Christina Dekany, 25, Applied Mathematics
Christina Dekany earned a B.S. in computer science at the University of Dallas in 2004. She earned a master's degree in mathematics from Southern Methodist University in 2006 and is now working on the research for her Ph.D., which she'll complete in May 2009.
Dekany says mathematics was always her love, but theoretical mathematics wasn't quite the right fit for her, and it wasn't till she learned about the applied mathematics program at SMU that she found her niche.
Dekany describes what she does as "exploring the infinite and capturing its finite properties." In less esoteric terms, her research involves writing a computer program using "finite element methods" to solve a class of equations known as reaction-diffusion equations.
To understand finite element methods, Dekany suggests thinking of the car commercial in which a mesh is drawn over a car. The impact of a crash on the entire car can be approximated by considering the impact of the crash on each point on the mesh.

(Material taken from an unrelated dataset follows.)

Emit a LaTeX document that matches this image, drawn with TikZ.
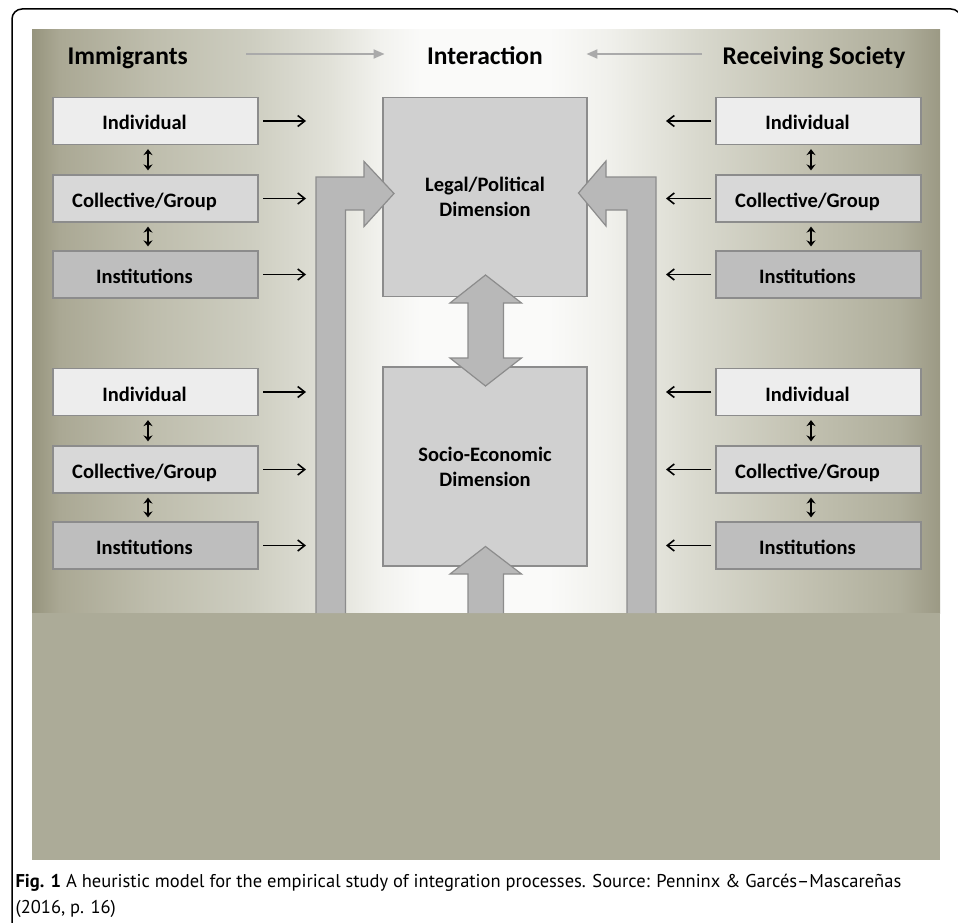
\documentclass[tikz,border=0pt]{standalone}
\usepackage{fontspec}
\setmainfont{Carlito}
\newfontfamily\capfont{PT Sans}
\usetikzlibrary{arrows.meta}
\tikzset{every picture/.style={line width=1.2pt}}
\definecolor{khaki}{RGB}{172,171,152}
\definecolor{edge}{RGB}{140,140,140}
\definecolor{indfill}{RGB}{237,237,237}
\definecolor{colfill}{RGB}{216,216,216}
\definecolor{insfill}{RGB}{190,190,190}
\definecolor{dimfill}{RGB}{208,208,208}
\definecolor{flowfill}{RGB}{184,184,184}
\definecolor{hintgrey}{RGB}{170,170,170}
\pgfdeclarehorizontalshading{band}{100bp}{
  rgb(0bp)=(0.588,0.580,0.490);
  rgb(25bp)=(0.588,0.580,0.490);
  rgb(26.5bp)=(0.667,0.659,0.580);
  rgb(31.5bp)=(0.745,0.741,0.675);
  rgb(37bp)=(0.804,0.804,0.753);
  rgb(41.4bp)=(0.882,0.882,0.847);
  rgb(44.2bp)=(0.949,0.949,0.933);
  rgb(46.4bp)=(0.980,0.980,0.976);
  rgb(53.5bp)=(0.980,0.980,0.976);
  rgb(56.8bp)=(0.941,0.941,0.922);
  rgb(61.8bp)=(0.847,0.847,0.804);
  rgb(67.3bp)=(0.765,0.761,0.698);
  rgb(72.8bp)=(0.686,0.682,0.608);
  rgb(75bp)=(0.608,0.600,0.518);
  rgb(100bp)=(0.608,0.600,0.518)}

\begin{document}
\begin{tikzpicture}[x=1pt,y=-1pt,
  lvl/.style={draw=edge, minimum width=205, minimum height=47, inner sep=0pt,
    font=\bfseries\fontsize{20.5}{25}\selectfont, text height=18pt, text depth=0pt,
    execute at begin node=\hspace*{-22pt}},
  dim/.style={draw=edge, fill=dimfill, minimum width=204, minimum height=199,
    align=center, font=\bfseries\fontsize{20.5}{25}\selectfont},
  head/.style={inner sep=0pt, font=\bfseries\fontsize{25.5}{30}\selectfont},
  push/.style={-{Straight Barb[length=7pt,width=11pt]}, line width=1.6pt},
  swap/.style={{Stealth[length=6pt,width=9pt]}-{Stealth[length=6pt,width=9pt]},
    line width=1.6pt, shorten <=4pt, shorten >=4pt},
  hint/.style={-{Triangle[length=11pt,width=9pt]}, draw=hintgrey, line width=2pt},
  flow/.style={fill=flowfill, draw=edge, line width=1.2pt, line join=miter}]
\useasboundingbox (0,0) rectangle (958,923);
\shade[shading=band] (32,30) rectangle (940,613);
\fill[khaki] (32,613) rectangle (940,860);
\draw[line width=1.5pt, rounded corners=10pt] (12,950) -- (12,9) -- (961,9) -- (961,950);

\node[head, anchor=base west] (imm) at (67,65) {Immigrants};
\node[head, anchor=base] (inter) at (485,65) {Interaction};
\node[head, anchor=base east] (recv) at (906,65) {Receiving Society};
\coordinate (hy) at (0,54);
\draw[hint, shorten <=58pt, shorten >=42pt] (imm.east |- hy) -- (inter.west |- hy);
\draw[hint, shorten <=20pt, shorten >=43pt] (recv.west |- hy) -- (inter.east |- hy);

\node[dim] (legal) at (485,197) {Legal/Political\\Dimension};
\node[dim] (socio) at (485,466.5) {Socio-Economic\\Dimension};

\coordinate (lrail) at (306,0);
\coordinate (rrail) at (666,0);
\foreach \g/\yc in {1/121, 2/392}{
  \node[lvl, fill=indfill] (iInd\g) at (155.5,\yc) {Individual};
  \node[lvl, fill=colfill] (iCol\g) at (155.5,\yc+77.5) {Collective/Group};
  \node[lvl, fill=insfill] (iIns\g) at (155.5,\yc+153.5) {Institutions};
  \node[lvl, fill=indfill] (rInd\g) at (818.5,\yc) {Individual};
  \node[lvl, fill=colfill] (rCol\g) at (818.5,\yc+77.5) {Collective/Group};
  \node[lvl, fill=insfill] (rIns\g) at (818.5,\yc+153.5) {Institutions};
  \draw[swap] ([xshift=-7.5pt]iInd\g.south) -- ([xshift=-7.5pt]iCol\g.north);
  \draw[swap] ([xshift=-7.5pt]iCol\g.south) -- ([xshift=-7.5pt]iIns\g.north);
  \draw[swap] ([xshift=-7.5pt]rInd\g.south) -- ([xshift=-7.5pt]rCol\g.north);
  \draw[swap] ([xshift=-7.5pt]rCol\g.south) -- ([xshift=-7.5pt]rIns\g.north);
  \foreach \b in {Ind,Col,Ins}{
    \draw[push, shorten <=4.5pt] (i\b\g) -- (i\b\g -| lrail);
    \draw[push, shorten <=4pt] (r\b\g) -- (r\b\g -| rrail);
  }
}

\filldraw[flow] (316,613) -- (316,177) -- (364,177) -- (364,161.5) -- (394,193.5)
  -- (364,226.5) -- (364,210) -- (345.5,210) -- (345.5,613);
\filldraw[flow] (656,613) -- (656,177) -- (606,177) -- (606,161) -- (578.5,193)
  -- (606,226) -- (606,210) -- (627,210) -- (627,613);
\filldraw[flow] (468,303) -- (450,303) -- (485.5,275) -- (521.5,303) -- (503.5,303)
  -- (503.5,358) -- (521.5,358) -- (485.5,386) -- (450,358) -- (468,358) -- cycle;
\filldraw[flow] (468,613) -- (468,574) -- (450,574) -- (485.5,546.5) -- (521.5,574)
  -- (503.5,574) -- (503.5,613);

\node[anchor=base west, inner sep=0pt, font=\capfont\fontsize{18.5}{26}\selectfont] (cap) at (15,887)
  {\textbf{Fig. 1} A heuristic model for the empirical study of integration processes. Source: Penninx \& Garcés–Mascareñas};
\node[anchor=base west, inner sep=0pt, font=\capfont\fontsize{18.5}{26}\selectfont] (capb) at (15,913)
  {(2016, p. 16)};
\end{tikzpicture}
\end{document}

A reaction-diffusion system is a chemical solution involving the mixing of two or more liquids. Think of drops of oil in water. The diffusion swirl patterns that are created can be calculated by reaction-diffusion equations.
Reaction-diffusion equations can be used for purposes as varied as describing the spots on a leopard and explaining embryonic development. Dekany's work will create a computer program for solving two-dimensional reaction-diffusion equations.
The daughter of Hungarian political refugees, Dekany hopes to put her knowledge of computer science and applied mathematics to work in the U.S. defense industry.